We also set up a property owners association, and every owner is required to be a member of that association. They are requested to be a member of the association. They go ahead and provide for the lake and all of the roads and that kind of thing, to be later on turned over to the people who own this subdivision.

Senator WILLIAMS. That is frosting on the cake. That is something. of benefit beyond what you as subdividers have planned.

I am just talking about your work, not what the ultimate property owners plan for their own community. What we are trying to do is find a way for you to disclose what you are selling. We are not looking at the ultimate, what the property owners will develop. We are talking about undeveloped land in a sense that you are not building buildings, am I right?

Mr. JEFFREYS. That is correct. We don't build any buildings at all, just sell the lots. But Senator, one of my points was that we feel that in the States that we have been in, and I would think most of the States in the United States, they do now have adequate laws and some type of policing. Maybe that is not true.

Senator WILLIAMS. Were you here yesterday?

Mr. JEFFREYS. I was here.

Senator WILLIAMS. Some of of the States are to the contrary.

Mr. JEFFREYS. Ohio has a right good procedure. They require a lot of things that have to be furnished before you can set up a resort development, and I know in my own State of Virginia

Senator WILLIAMS. You know our bill provides that the SEC, where there is adequate State law, can use what the State law requires in terms of disclosure.

Mr. JEFFREYS. Of course my first point in going into this thing, and I want to make it clear, was that this bill we didn't feel was really necessary from an overall picture. I realize there are abuses going on, but we didn't feel those abuses were of widespread enough use to involve or require a bill that would put everybody who is in resort development business under it. I think you are going to penalize a lot of developments and add on expenses, particularly the selling problem, which I think is going to be a problem and I think you are going to put a lot out of business.

Senator WILLIAMS. There are a lot going to be out of business that shouldn't be in business.

Mr. JEFFREYS. I was referring more to the ones that are trying to comply right now.

Senator WILLIAMS. This would not put a reputable organization like yours out of business.
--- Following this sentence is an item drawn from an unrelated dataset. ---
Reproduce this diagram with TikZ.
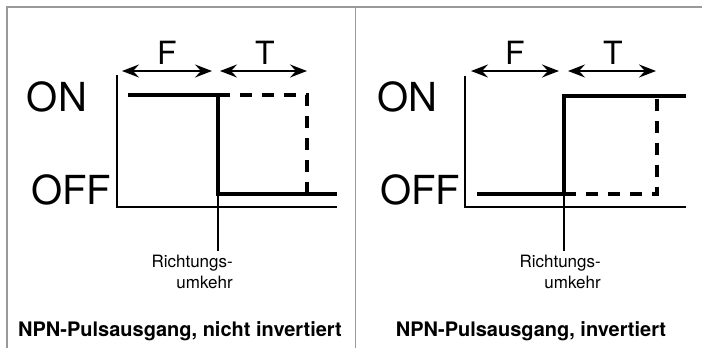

As a matter of fact, I would wager anything but money-which we don't have too much of-that this could only help highly reputable organizations like yours. It will be a little burden in the beginning, but ultimately it will dignify the whole business of subdividing land and selling it as undeveloped land.

Mr. JEFFREYS. But you are still trying to get at the mail order idea chiefly.

Senator WILLIAMS. It is not just mail order, that is a figure of speech, but interstate land sales. That is what we are getting at.